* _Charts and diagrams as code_

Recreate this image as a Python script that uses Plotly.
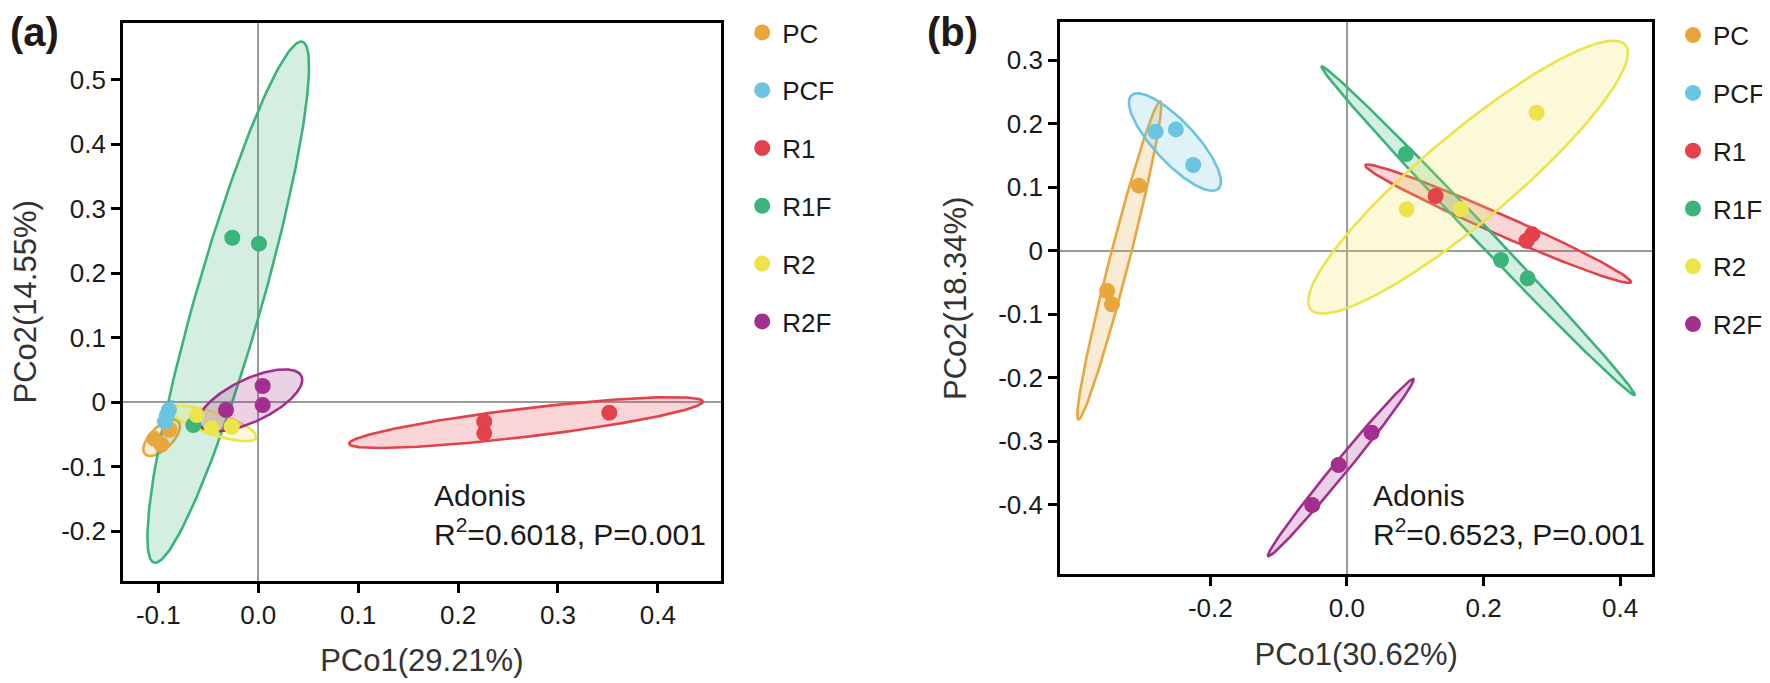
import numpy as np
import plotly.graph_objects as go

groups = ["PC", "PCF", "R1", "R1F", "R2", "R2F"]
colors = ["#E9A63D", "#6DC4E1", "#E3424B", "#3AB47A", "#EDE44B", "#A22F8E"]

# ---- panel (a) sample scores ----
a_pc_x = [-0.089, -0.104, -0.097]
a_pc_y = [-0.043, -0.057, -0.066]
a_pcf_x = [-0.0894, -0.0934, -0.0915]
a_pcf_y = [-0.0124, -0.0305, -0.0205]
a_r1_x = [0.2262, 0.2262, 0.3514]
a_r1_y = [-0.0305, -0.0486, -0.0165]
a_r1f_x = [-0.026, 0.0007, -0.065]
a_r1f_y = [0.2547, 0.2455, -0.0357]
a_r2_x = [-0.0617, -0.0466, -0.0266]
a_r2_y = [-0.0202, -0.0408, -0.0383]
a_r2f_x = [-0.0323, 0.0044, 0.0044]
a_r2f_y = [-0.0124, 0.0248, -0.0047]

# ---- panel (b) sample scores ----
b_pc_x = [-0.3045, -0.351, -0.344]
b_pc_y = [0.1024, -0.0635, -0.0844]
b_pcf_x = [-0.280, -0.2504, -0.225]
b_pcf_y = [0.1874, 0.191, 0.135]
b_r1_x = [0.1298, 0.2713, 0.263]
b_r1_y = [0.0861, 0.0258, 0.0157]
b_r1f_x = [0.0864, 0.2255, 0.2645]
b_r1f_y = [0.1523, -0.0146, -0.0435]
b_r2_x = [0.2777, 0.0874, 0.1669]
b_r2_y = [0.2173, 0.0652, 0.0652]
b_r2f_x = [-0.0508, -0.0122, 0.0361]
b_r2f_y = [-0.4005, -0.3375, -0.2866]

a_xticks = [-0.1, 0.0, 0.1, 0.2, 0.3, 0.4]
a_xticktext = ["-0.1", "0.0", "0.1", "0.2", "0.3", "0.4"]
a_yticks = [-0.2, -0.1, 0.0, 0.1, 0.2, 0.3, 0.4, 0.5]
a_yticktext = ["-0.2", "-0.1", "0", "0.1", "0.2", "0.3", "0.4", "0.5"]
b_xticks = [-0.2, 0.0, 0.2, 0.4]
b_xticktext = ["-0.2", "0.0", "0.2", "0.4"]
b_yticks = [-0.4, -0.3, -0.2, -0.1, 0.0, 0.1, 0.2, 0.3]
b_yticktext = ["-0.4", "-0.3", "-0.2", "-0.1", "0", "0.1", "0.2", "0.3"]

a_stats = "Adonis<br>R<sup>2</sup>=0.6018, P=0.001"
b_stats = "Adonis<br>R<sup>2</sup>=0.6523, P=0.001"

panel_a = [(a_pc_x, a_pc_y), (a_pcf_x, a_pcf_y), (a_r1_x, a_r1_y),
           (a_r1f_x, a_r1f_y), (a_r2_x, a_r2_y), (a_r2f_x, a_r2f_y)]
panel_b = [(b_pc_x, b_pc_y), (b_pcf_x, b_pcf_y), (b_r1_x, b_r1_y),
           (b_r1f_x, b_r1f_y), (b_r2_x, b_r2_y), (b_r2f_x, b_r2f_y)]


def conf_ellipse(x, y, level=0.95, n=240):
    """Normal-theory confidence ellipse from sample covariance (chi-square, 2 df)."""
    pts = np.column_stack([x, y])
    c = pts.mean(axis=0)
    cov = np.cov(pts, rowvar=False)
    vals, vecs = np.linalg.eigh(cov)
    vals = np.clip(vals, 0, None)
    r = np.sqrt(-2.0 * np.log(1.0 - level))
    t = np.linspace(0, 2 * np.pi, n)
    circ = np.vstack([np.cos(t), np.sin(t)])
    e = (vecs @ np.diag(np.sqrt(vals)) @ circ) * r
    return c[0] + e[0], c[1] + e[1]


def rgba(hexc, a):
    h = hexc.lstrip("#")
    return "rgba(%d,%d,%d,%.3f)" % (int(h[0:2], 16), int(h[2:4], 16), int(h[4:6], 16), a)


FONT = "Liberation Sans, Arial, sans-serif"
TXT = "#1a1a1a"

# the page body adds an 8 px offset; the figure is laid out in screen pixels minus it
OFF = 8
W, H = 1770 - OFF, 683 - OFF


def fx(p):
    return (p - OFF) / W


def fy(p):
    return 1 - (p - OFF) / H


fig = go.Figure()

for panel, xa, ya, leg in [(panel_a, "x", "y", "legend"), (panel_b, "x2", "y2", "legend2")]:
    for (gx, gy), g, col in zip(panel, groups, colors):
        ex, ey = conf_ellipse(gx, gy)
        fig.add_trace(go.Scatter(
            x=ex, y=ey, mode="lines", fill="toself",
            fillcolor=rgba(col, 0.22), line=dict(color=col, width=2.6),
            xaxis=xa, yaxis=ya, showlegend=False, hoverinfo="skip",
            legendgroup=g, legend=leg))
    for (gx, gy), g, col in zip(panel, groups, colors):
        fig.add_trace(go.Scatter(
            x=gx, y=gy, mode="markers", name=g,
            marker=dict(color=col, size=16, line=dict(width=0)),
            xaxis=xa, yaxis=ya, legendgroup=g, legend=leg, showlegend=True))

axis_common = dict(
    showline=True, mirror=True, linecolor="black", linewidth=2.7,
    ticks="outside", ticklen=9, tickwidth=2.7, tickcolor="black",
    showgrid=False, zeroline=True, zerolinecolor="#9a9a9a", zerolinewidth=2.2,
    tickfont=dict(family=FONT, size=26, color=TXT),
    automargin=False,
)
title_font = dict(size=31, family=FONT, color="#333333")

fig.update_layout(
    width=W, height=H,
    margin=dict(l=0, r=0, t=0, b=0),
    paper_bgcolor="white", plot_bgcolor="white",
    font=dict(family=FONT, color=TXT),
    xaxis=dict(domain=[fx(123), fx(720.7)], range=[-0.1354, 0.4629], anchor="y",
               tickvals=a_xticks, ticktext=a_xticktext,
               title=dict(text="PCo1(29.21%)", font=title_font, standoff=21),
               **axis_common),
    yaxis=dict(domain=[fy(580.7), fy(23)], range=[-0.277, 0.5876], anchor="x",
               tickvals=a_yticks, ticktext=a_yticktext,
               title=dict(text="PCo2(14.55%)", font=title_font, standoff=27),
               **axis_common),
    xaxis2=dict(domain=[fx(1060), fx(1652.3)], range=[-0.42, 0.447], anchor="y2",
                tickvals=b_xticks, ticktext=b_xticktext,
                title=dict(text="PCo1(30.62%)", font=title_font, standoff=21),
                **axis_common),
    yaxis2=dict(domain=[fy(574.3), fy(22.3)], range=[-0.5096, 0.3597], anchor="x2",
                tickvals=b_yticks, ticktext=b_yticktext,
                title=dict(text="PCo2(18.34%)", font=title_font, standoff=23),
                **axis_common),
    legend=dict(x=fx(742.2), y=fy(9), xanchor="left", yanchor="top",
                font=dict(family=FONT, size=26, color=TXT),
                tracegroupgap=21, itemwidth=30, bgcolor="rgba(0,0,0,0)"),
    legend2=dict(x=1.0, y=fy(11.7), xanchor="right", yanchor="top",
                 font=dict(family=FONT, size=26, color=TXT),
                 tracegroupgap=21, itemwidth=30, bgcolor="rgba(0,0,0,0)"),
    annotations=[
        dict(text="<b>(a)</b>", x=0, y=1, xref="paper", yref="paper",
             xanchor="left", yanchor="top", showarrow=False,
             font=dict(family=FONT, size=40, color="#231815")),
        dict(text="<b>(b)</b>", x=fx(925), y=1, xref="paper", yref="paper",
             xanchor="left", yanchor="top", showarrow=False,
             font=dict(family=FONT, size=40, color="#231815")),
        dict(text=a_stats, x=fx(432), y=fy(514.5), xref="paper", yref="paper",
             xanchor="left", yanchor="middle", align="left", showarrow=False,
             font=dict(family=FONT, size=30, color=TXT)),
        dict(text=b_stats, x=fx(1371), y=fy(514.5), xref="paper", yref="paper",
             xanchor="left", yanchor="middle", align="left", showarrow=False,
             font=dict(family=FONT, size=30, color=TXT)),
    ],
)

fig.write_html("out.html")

--

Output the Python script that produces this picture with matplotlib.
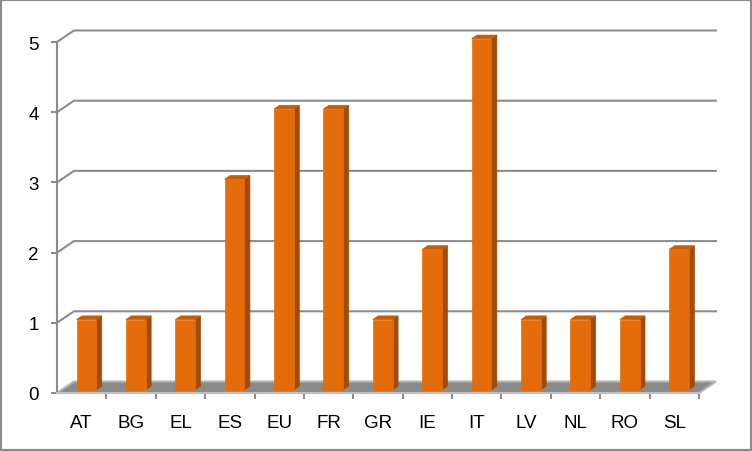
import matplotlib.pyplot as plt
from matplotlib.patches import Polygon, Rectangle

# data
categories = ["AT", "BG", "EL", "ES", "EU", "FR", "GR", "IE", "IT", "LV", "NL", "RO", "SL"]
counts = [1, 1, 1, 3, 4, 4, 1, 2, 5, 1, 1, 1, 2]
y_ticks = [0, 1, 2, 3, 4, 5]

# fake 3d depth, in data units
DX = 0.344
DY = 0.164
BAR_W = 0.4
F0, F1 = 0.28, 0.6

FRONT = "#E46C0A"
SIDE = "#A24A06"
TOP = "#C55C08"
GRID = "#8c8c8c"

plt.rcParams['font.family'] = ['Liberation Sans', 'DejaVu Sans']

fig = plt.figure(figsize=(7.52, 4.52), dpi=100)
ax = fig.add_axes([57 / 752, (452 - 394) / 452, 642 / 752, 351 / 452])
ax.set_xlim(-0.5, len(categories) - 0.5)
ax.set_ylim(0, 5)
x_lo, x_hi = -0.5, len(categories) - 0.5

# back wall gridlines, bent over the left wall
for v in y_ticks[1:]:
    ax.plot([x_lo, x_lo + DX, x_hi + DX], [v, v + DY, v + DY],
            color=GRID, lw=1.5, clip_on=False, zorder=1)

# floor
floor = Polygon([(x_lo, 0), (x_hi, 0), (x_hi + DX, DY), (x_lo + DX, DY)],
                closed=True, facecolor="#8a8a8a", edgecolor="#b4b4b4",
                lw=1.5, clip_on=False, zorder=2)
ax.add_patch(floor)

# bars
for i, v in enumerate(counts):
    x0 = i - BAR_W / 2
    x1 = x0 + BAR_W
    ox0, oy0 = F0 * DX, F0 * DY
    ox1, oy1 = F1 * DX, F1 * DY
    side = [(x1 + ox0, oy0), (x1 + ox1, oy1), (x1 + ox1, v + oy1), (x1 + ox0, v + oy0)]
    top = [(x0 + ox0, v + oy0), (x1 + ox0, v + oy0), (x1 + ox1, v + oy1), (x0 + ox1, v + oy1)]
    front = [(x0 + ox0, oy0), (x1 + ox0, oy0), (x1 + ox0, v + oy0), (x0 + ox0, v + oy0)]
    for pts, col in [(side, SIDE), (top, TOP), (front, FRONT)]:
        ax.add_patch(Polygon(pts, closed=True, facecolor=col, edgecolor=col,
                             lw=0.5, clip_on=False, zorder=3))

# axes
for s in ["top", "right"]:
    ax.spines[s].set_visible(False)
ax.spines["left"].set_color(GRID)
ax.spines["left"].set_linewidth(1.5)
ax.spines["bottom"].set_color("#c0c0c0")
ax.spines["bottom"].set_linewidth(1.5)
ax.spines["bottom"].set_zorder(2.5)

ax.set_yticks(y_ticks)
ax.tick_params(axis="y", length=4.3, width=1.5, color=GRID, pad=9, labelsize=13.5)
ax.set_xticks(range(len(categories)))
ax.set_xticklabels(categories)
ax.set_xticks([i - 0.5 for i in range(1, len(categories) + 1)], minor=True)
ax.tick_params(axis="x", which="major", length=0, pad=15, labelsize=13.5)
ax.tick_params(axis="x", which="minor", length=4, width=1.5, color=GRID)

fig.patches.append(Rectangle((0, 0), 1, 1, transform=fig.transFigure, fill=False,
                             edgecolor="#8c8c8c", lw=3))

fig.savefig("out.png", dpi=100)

* _EXERCISE TASK_
Only the lines from the one containing "Recreate this image" down to the one containing "b_r2f_y = [-0.4005, -0.3375, -0.2866]" should be copied, exactly and with both ends kept. Drop the pictures.

* _RESPONSE TO THIS TASK_
Recreate this image as a Python script that uses Plotly.
import numpy as np
import plotly.graph_objects as go

groups = ["PC", "PCF", "R1", "R1F", "R2", "R2F"]
colors = ["#E9A63D", "#6DC4E1", "#E3424B", "#3AB47A", "#EDE44B", "#A22F8E"]

# ---- panel (a) sample scores ----
a_pc_x = [-0.089, -0.104, -0.097]
a_pc_y = [-0.043, -0.057, -0.066]
a_pcf_x = [-0.0894, -0.0934, -0.0915]
a_pcf_y = [-0.0124, -0.0305, -0.0205]
a_r1_x = [0.2262, 0.2262, 0.3514]
a_r1_y = [-0.0305, -0.0486, -0.0165]
a_r1f_x = [-0.026, 0.0007, -0.065]
a_r1f_y = [0.2547, 0.2455, -0.0357]
a_r2_x = [-0.0617, -0.0466, -0.0266]
a_r2_y = [-0.0202, -0.0408, -0.0383]
a_r2f_x = [-0.0323, 0.0044, 0.0044]
a_r2f_y = [-0.0124, 0.0248, -0.0047]

# ---- panel (b) sample scores ----
b_pc_x = [-0.3045, -0.351, -0.344]
b_pc_y = [0.1024, -0.0635, -0.0844]
b_pcf_x = [-0.280, -0.2504, -0.225]
b_pcf_y = [0.1874, 0.191, 0.135]
b_r1_x = [0.1298, 0.2713, 0.263]
b_r1_y = [0.0861, 0.0258, 0.0157]
b_r1f_x = [0.0864, 0.2255, 0.2645]
b_r1f_y = [0.1523, -0.0146, -0.0435]
b_r2_x = [0.2777, 0.0874, 0.1669]
b_r2_y = [0.2173, 0.0652, 0.0652]
b_r2f_x = [-0.0508, -0.0122, 0.0361]
b_r2f_y = [-0.4005, -0.3375, -0.2866]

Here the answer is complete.